* BEGIN Data shown *
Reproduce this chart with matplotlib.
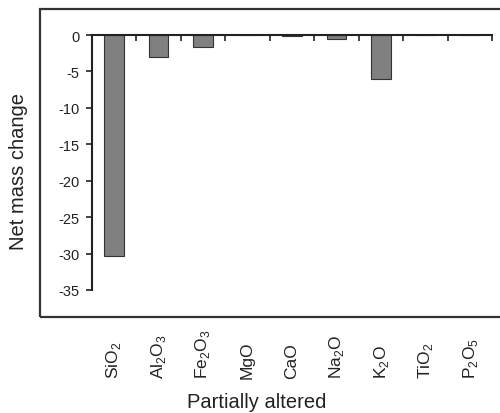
import matplotlib
matplotlib.use("Agg")
import matplotlib.pyplot as plt
from matplotlib.transforms import blended_transform_factory
from matplotlib.patches import Rectangle

plt.rcParams['font.family'] = ['Liberation Sans', 'DejaVu Sans']

categories = [r'SiO$_2$', r'Al$_2$O$_3$', r'Fe$_2$O$_3$', 'MgO', 'CaO',
              r'Na$_2$O', r'K$_2$O', r'TiO$_2$', r'P$_2$O$_5$']
values = [-30.4, -3.0, -1.7, -0.05, -0.1, -0.6, -6.0, 0.0, -0.05]
yticks = [0, -5, -10, -15, -20, -25, -30, -35]
xlabel = 'Partially altered'
ylabel = 'Net mass change'

W, H = 500, 414
fig = plt.figure(figsize=(W / 100, H / 100), dpi=100)
plt.rcParams['mathtext.fontset'] = 'custom'
plt.rcParams['mathtext.rm'] = 'Liberation Sans'

# outer frame
fig.patches.append(Rectangle((40 / W, 1 - 317.5 / H), 1.0, (317.5 - 10) / H,
                             transform=fig.transFigure, fill=False,
                             edgecolor='#333333', linewidth=1.6))

ax = fig.add_axes([91.7 / W, 1 - 291 / H, (492.3 - 91.7) / W, (291 - 36) / H])
x = list(range(1, len(categories) + 1))
ax.bar(x, values, width=0.43, color='#808080', edgecolor='#333333', linewidth=0.8, zorder=2)

ax.set_xlim(0.5, len(categories) + 0.5)
ax.set_ylim(-35, 0)
ax.set_yticks(yticks)
ax.set_yticklabels([str(v) for v in yticks], fontsize=10.5)
ax.tick_params(axis='y', direction='out', length=4, width=1.2, pad=5, colors='#222222')
ax.xaxis.set_ticks_position('top')
ax.set_xticks([i + 0.5 for i in range(0, len(categories) + 1)])
ax.set_xticklabels([])
ax.tick_params(axis='x', direction='in', length=4, width=1.2, colors='#222222')

for s in ['right', 'bottom']:
    ax.spines[s].set_visible(False)
for s in ['left', 'top']:
    ax.spines[s].set_linewidth(1.5)
    ax.spines[s].set_color('#222222')
ax.spines['top'].set_zorder(3)

trans = blended_transform_factory(ax.transData, fig.transFigure)
for xi, lab in zip(x, categories):
    ax.text(xi, 1 - 379 / H, lab, rotation=90, ha='center', va='bottom',
            fontsize=12.5, transform=trans, color='#222222')

fig.text(256.5 / W, 1 - 408 / H, xlabel, ha='center', va='baseline', fontsize=14.5, color='#222222')
fig.text(18.5 / W, 1 - 171.5 / H, ylabel, ha='center', va='center', rotation=90,
         fontsize=14.5, color='#222222')

fig.savefig('out.png', dpi=100)
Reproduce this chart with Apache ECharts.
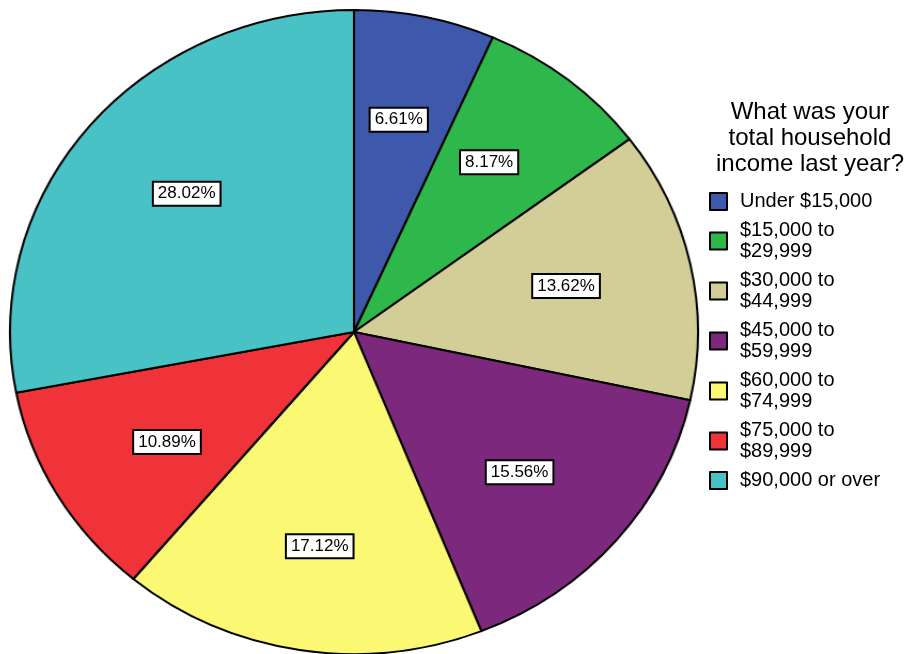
<!doctype html>
<html>

<head>
	<meta charset="utf-8">
	<style>
		body { margin: 0; background: #fff; }
		#wrap { position: relative; width: 911px; height: 654px; overflow: hidden; }
		#pie, #over { position: absolute; left: 0; top: 0; width: 911px; height: 654px; }
		/* the source pie is a little wider than tall */
		#pie { transform: scaleX(1.0683); transform-origin: 354px 332px; }
	</style>
</head>

<body>
	<div id="wrap">
		<div id="pie"></div>
		<div id="over"></div>
	</div>
</body>
<script src="https://cdn.jsdelivr.net/npm/echarts@6/dist/echarts.min.js"></script>
<script type="text/javascript">
	var categories = ['Under $15,000', '$15,000 to\n$29,999', '$30,000 to\n$44,999', '$45,000 to\n$59,999',
		'$60,000 to\n$74,999', '$75,000 to\n$89,999', '$90,000 or over'];
	var percents = [6.61, 8.17, 13.62, 15.56, 17.12, 10.89, 28.02];
	var colors = ['#3e58ac', '#2eb84b', '#d3ce97', '#7c287d', '#fbf873', '#ef3338', '#48c2c5'];
	var legendTitle = 'What was your\ntotal household\nincome last year?';

	var font = '"Liberation Sans", Arial, sans-serif';

	function pieData(fill) {
		return categories.map(function(name, i) {
			return {
				name: name,
				value: percents[i],
				itemStyle: { color: fill ? colors[i] : 'rgba(0,0,0,0)' }
			};
		});
	}

	// slices (container is stretched horizontally)
	var pieChart = echarts.init(document.getElementById('pie'));
	pieChart.setOption({
		animation: false,
		series: [{
			type: 'pie',
			center: [354, 332],
			radius: 322,
			startAngle: 90,
			clockwise: true,
			silent: true,
			label: { show: false },
			labelLine: { show: false },
			itemStyle: { borderColor: '#000', borderWidth: 2 },
			data: pieData(true)
		}]
	});

	// labels, legend and title (not stretched)
	var overChart = echarts.init(document.getElementById('over'));
	overChart.setOption({
		animation: false,
		title: {
			text: legendTitle,
			left: 805,
			top: 94,
			textAlign: 'center',
			textStyle: {
				fontFamily: font,
				fontSize: 24,
				fontWeight: 'normal',
				color: '#000',
				lineHeight: 26
			}
		},
		legend: {
			orient: 'vertical',
			left: 704,
			top: 186,
			itemWidth: 17,
			itemHeight: 17,
			itemGap: 8,
			icon: 'rect',
			selectedMode: false,
			textStyle: {
				fontFamily: font,
				fontSize: 20,
				lineHeight: 21,
				color: '#000',
				padding: [0, 0, 0, 8]
			},
			data: categories.map(function(name, i) {
				return {
					name: name,
					itemStyle: { color: colors[i], borderColor: '#000', borderWidth: 2 }
				};
			})
		},
		series: [{
			type: 'pie',
			center: [354, 332],
			radius: [112, 316],
			startAngle: 90,
			clockwise: true,
			silent: true,
			emphasis: { disabled: true },
			labelLine: { show: false },
			itemStyle: { borderWidth: 0 },
			label: {
				show: true,
				position: 'inside',
				formatter: function(p) { return p.value.toFixed(2) + '%'; },
				fontFamily: font,
				fontSize: 17,
				color: '#000',
				backgroundColor: '#fff',
				borderColor: '#000',
				borderWidth: 2,
				padding: [3, 4, 2, 4]
			},
			data: pieData(false)
		}]
	});
</script>

</html>
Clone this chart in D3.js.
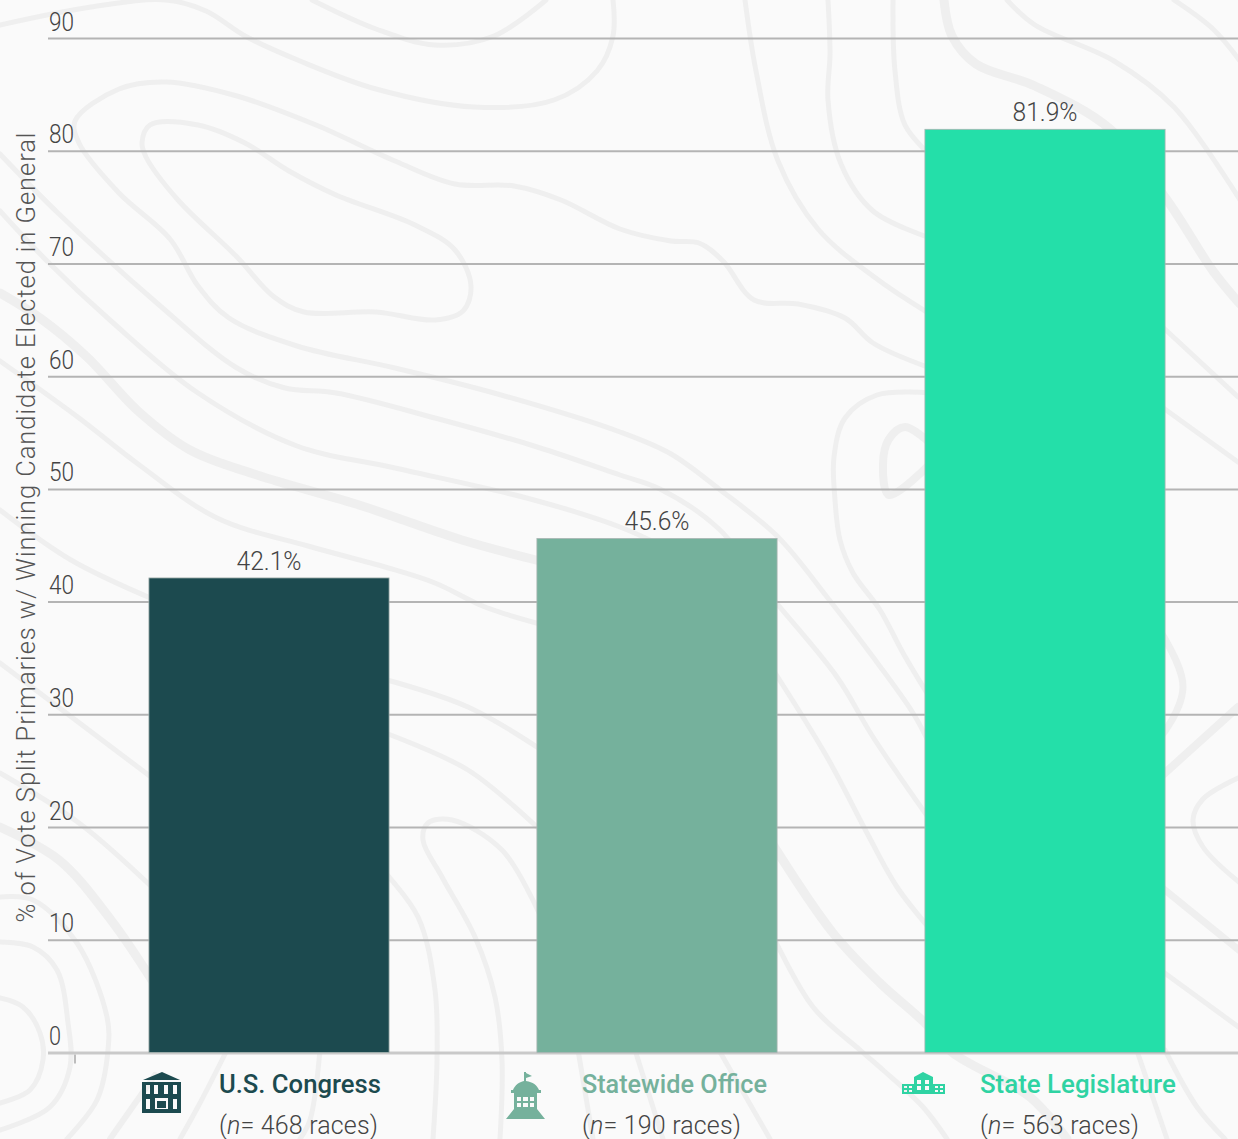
<!DOCTYPE html>
<html lang="en">
<head>
<meta charset="utf-8">
<title>Split primaries and general election winners</title>
<script src="https://cdn.jsdelivr.net/npm/d3@7"></script>
<style>
  html, body { margin: 0; padding: 0; background: #fafafa; }
  svg { display: block; font-family: Roboto, "Open Sans", sans-serif; }
</style>
</head>
<body>
<svg id="chart" width="1238" height="1139"></svg>
<script>
// Chart values
const categories = ["U.S. Congress", "Statewide Office", "State Legislature"];
const values = [42.1, 45.6, 81.9];
const raceCounts = [468, 190, 563];
const yTicks = [0, 10, 20, 30, 40, 50, 60, 70, 80, 90];
const yTitle = "% of Vote Split Primaries w/ Winning Candidate Elected in General";

// Bar and label colours, one per category
const barColors = ["#1c4a4f", "#75b19c", "#24dfa9"];
const nameColors = ["#1c4a4f", "#75b19c", "#2fd3a3"];

// Category label layout, measured from each bar's left edge
const nameOffsets = [70, 45, 55];
const nameWidths = [162, 185, 196];
const countWidths = [159, 159, 159];

// Topographic backdrop: [stroke width, closed?, points]
const contours = [
  [5, false, [[0,25],[91,7],[166,0],[206,11],[245,36],[300,61],[376,89],[474,107],[554,100],[597,71],[613,36],[613,0]]],
  [5, false, [[312,0],[376,29],[435,45],[494,36],[546,0]]],
  [5, false, [[930,368],[873,343],[845,318],[798,304],[754,300],[723,261],[699,243],[671,241],[620,229],[561,200],[514,186],[455,184],[395,161],[316,125],[237,96],[166,82],[119,89],[75,121],[79,143],[119,193],[170,239],[198,286],[229,318],[297,346],[395,368],[494,393],[620,432],[671,454],[719,489],[778,537],[827,597],[873,657],[913,713],[930,745]]],
  [5, true,  [[142,143],[150,125],[198,125],[245,143],[289,171],[336,195],[415,225],[455,250],[471,286],[463,311],[435,320],[376,312],[304,312],[273,296],[237,257],[178,200],[146,157]]],
  [5, false, [[0,154],[59,214],[158,304],[237,368],[285,388],[336,393],[435,418],[534,446],[620,475],[660,489],[719,529],[770,595],[837,677],[873,737],[930,820]]],
  [9, false, [[0,293],[40,318],[87,357],[138,411],[190,450],[257,475],[356,504],[462,540],[540,561]]],
  [5, false, [[0,211],[47,261],[111,321],[198,393],[297,446],[395,468],[534,500],[620,527],[660,545]]],
  [5, false, [[770,665],[827,757],[867,833],[897,887],[930,929]]],
  [5, false, [[0,361],[79,418],[138,464],[217,518],[308,546],[385,567],[435,583],[485,607],[540,624]]],
  [5, false, [[0,510],[71,560],[155,600]]],
  [5, false, [[380,678],[468,707],[540,749]]],
  [5, false, [[0,663],[155,780]]],
  [5, false, [[380,731],[468,770],[540,830]]],
  [5, false, [[0,773],[79,823],[155,890]]],
  [5, false, [[380,867],[418,917],[435,990],[437,1060],[433,1139]]],
  [9, false, [[0,827],[59,860],[111,920],[155,985]]],
  [6, false, [[155,1075],[110,1139]]],
  [5, false, [[0,897],[33,900],[77,943],[107,1017],[108,1050],[97,1100],[67,1139]]],
  [5, false, [[0,942],[33,947],[57,970],[68,1023],[70,1067],[50,1107],[0,1130]]],
  [5, false, [[0,998],[23,1007],[40,1033],[43,1060],[30,1090],[0,1103]]],
  [5, false, [[540,915],[502,850],[452,820],[428,823],[423,840],[442,877],[475,937],[495,997],[502,1060],[500,1139]]],
  [5, false, [[227,1050],[200,1103],[180,1139]]],
  [5, false, [[320,1050],[310,1120],[300,1139]]],
  [5, false, [[745,0],[756,71],[778,161],[818,229],[877,279],[930,314]]],
  [5, false, [[828,0],[830,54],[828,100],[841,164],[873,211],[930,238]]],
  [5, false, [[893,0],[895,71],[905,125],[930,155]]],
  [9, false, [[944,0],[952,36],[976,64],[1035,86],[1110,129],[1167,200],[1213,271],[1240,304]]],
  [5, false, [[1007,0],[1035,25],[1114,61],[1174,107],[1240,200]]],
  [5, false, [[1174,0],[1213,29],[1240,61]]],
  [5, false, [[1155,320],[1238,397]]],
  [5, false, [[1155,402],[1238,462]]],
  [5, false, [[930,393],[877,395],[845,418],[834,457],[835,500],[840,540],[853,573],[880,610],[903,653],[930,698]]],
  [8, false, [[930,443],[905,427],[889,439],[883,464],[889,495],[930,464]]],
  [7, false, [[1150,620],[1165,639],[1183,687],[1165,731],[1150,745]]],
  [8, false, [[1155,782],[1238,707]]],
  [5, false, [[1240,777],[1203,799],[1193,820],[1203,847],[1240,883]]],
  [7, false, [[1155,882],[1240,951]]],
  [5, false, [[1155,966],[1240,1028]]],
  [9, false, [[770,840],[833,933],[880,983],[925,1023],[953,1053],[1030,1097],[1067,1139]]],
  [5, false, [[770,930],[813,1007],[860,1050],[883,1070],[923,1107],[947,1139]]],
  [5, false, [[578,1050],[593,1139]]],
  [5, false, [[635,1050],[663,1139]]],
  [5, false, [[716,1045],[770,1139]]],
  [5, false, [[1135,1045],[1167,1139]]],
  [5, false, [[1165,1050],[1197,1107],[1225,1139]]]
];

// Building glyphs, drawn in a local box and placed beside each category name
const icons = [
  { x: 142, y: 1072, path: "M1 8L20 0L38 8ZM0 10H39V41H0ZM4 13V22H8V13ZM12 13V22H16V13ZM22 13V22H26V13ZM31 13V22H35V13ZM4 27V37H8V27ZM31 27V37H35V27ZM13 26V37H26V26ZM15 29H24V36H15Z" },
  { x: 506, y: 1072, path: "M18 0H20V1L26 4L20 6V9C27 10 31 13 33 18H35V21H31V37L39 47H0L8 37V21H5V18H7C9 13 13 10 18 9ZM11 25V29H15V25ZM17 25V29H22V25ZM24 25V29H28V25ZM11 31V35H15V31ZM17 31V35H22V31ZM24 31V35H28V31Z" },
  { x: 902, y: 1072, path: "M12 5L21 0L31 5V12H43V22H0V12H12ZM2 14V16H5V14ZM7 14V16H10V14ZM2 18V20H5V18ZM7 18V20H10V18ZM15 8V12H19V8ZM23 8V12H27V8ZM15 14V18H19V14ZM23 14V18H27V14ZM33 14V16H36V14ZM38 14V16H41V14ZM33 18V20H36V18ZM38 18V20H41V18Z" }
];

const width = 1238;
const svg = d3.select("#chart");

const x = d3.scaleBand().domain(categories).range([75, 1239]).paddingInner(0.381).paddingOuter(0.1905);
const y = d3.scaleLinear().domain([0, 90]).range([1052.5, 38]);

svg.append("rect").attr("width", width).attr("height", 1139).attr("fill", "#fafafa");

// Contour backdrop
const openLine = d3.line().curve(d3.curveCatmullRom.alpha(0.5));
const closedLine = d3.line().curve(d3.curveCatmullRomClosed.alpha(0.5));
svg.append("g").attr("fill", "none").attr("stroke", "#efefef").attr("stroke-linecap", "round")
  .selectAll("path").data(contours).join("path")
  .attr("stroke-width", d => d[0])
  .attr("d", d => (d[1] ? closedLine : openLine)(d[2]));

// Horizontal gridlines with their labels sitting on top of each line
const yAxis = svg.append("g").attr("transform", "translate(48,0)")
  .call(d3.axisRight(y).tickValues(yTicks).tickSize(width - 48).tickPadding(0));
yAxis.select(".domain").remove();
yAxis.selectAll(".tick line").attr("stroke", "#b4b4b4").attr("stroke-width", 2)
  .filter(d => d === 0).attr("stroke", "#c9c9c9").attr("stroke-width", 3);
yAxis.selectAll(".tick text")
  .attr("x", 1).attr("y", -8).attr("dy", 0)
  .attr("text-anchor", "start")
  .attr("fill", "#444").attr("font-size", 26).attr("font-weight", 300)
  .attr("font-family", "Roboto, sans-serif").attr("textLength", d => d === 0 ? 12 : 25)
  .attr("lengthAdjust", "spacingAndGlyphs");

// Short tick where the category axis begins
svg.append("line")
  .attr("x1", x.range()[0]).attr("x2", x.range()[0])
  .attr("y1", y(0) + 2).attr("y2", y(0) + 11)
  .attr("stroke", "#bdbdbd").attr("stroke-width", 2);

// Bars
svg.append("g").selectAll("rect").data(categories).join("rect")
  .attr("x", d => x(d))
  .attr("y", (d, i) => y(values[i]))
  .attr("width", x.bandwidth())
  .attr("height", (d, i) => y(0) - y(values[i]))
  .attr("fill", (d, i) => barColors[i])
  .attr("stroke", "#a9b5b2").attr("stroke-width", 0.8);

// Value labels above the bars
svg.append("g").selectAll("text").data(categories).join("text")
  .attr("x", d => x(d) + x.bandwidth() / 2)
  .attr("y", (d, i) => y(values[i]) - 8)
  .attr("text-anchor", "middle")
  .attr("fill", "#444").attr("font-size", 26).attr("font-weight", 300)
  .attr("textLength", 65).attr("lengthAdjust", "spacingAndGlyphs")
  .text((d, i) => values[i].toFixed(1) + "%");

// Vertical axis title, opened up with letter spacing
svg.append("text")
  .attr("transform", "translate(35,527.5) rotate(-90)")
  .attr("text-anchor", "middle")
  .attr("fill", "#555").attr("font-size", 25.5).attr("font-weight", 300)
  .attr("textLength", 790).attr("lengthAdjust", "spacing")
  .text(yTitle);

// Category names and race counts
const labels = svg.append("g").selectAll("g").data(categories).join("g")
  .attr("transform", (d, i) => `translate(${x(d) + nameOffsets[i]},0)`);
labels.append("text")
  .attr("y", 1093)
  .attr("fill", (d, i) => nameColors[i])
  .attr("font-size", 26).attr("font-weight", 500)
  .attr("textLength", (d, i) => nameWidths[i]).attr("lengthAdjust", "spacingAndGlyphs")
  .text(d => d);
const counts = labels.append("text")
  .attr("y", 1134)
  .attr("fill", "#444").attr("font-size", 25).attr("font-weight", 300)
  .attr("textLength", (d, i) => countWidths[i]).attr("lengthAdjust", "spacing");
counts.append("tspan").text("(");
counts.append("tspan").attr("font-style", "italic").text("n");
counts.append("tspan").text((d, i) => `= ${raceCounts[i]} races)`);

// Building glyphs
svg.append("g").selectAll("path").data(icons).join("path")
  .attr("transform", d => `translate(${d.x},${d.y})`)
  .attr("fill-rule", "evenodd")
  .attr("fill", (d, i) => nameColors[i])
  .attr("d", d => d.path);
</script>
</body>
</html>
* END Data shown *
Direction: Print exactly the first line of the entries and every line after it through the one that contains "plt.rcParams['font.family'] = ['Liberation", leaving the pictures out.

Final answer:
Reproduce this chart with matplotlib.
import matplotlib
matplotlib.use("Agg")
import matplotlib.pyplot as plt
from matplotlib.transforms import blended_transform_factory
from matplotlib.patches import Rectangle

plt.rcParams['font.family'] = ['Liberation Sans', 'DejaVu Sans']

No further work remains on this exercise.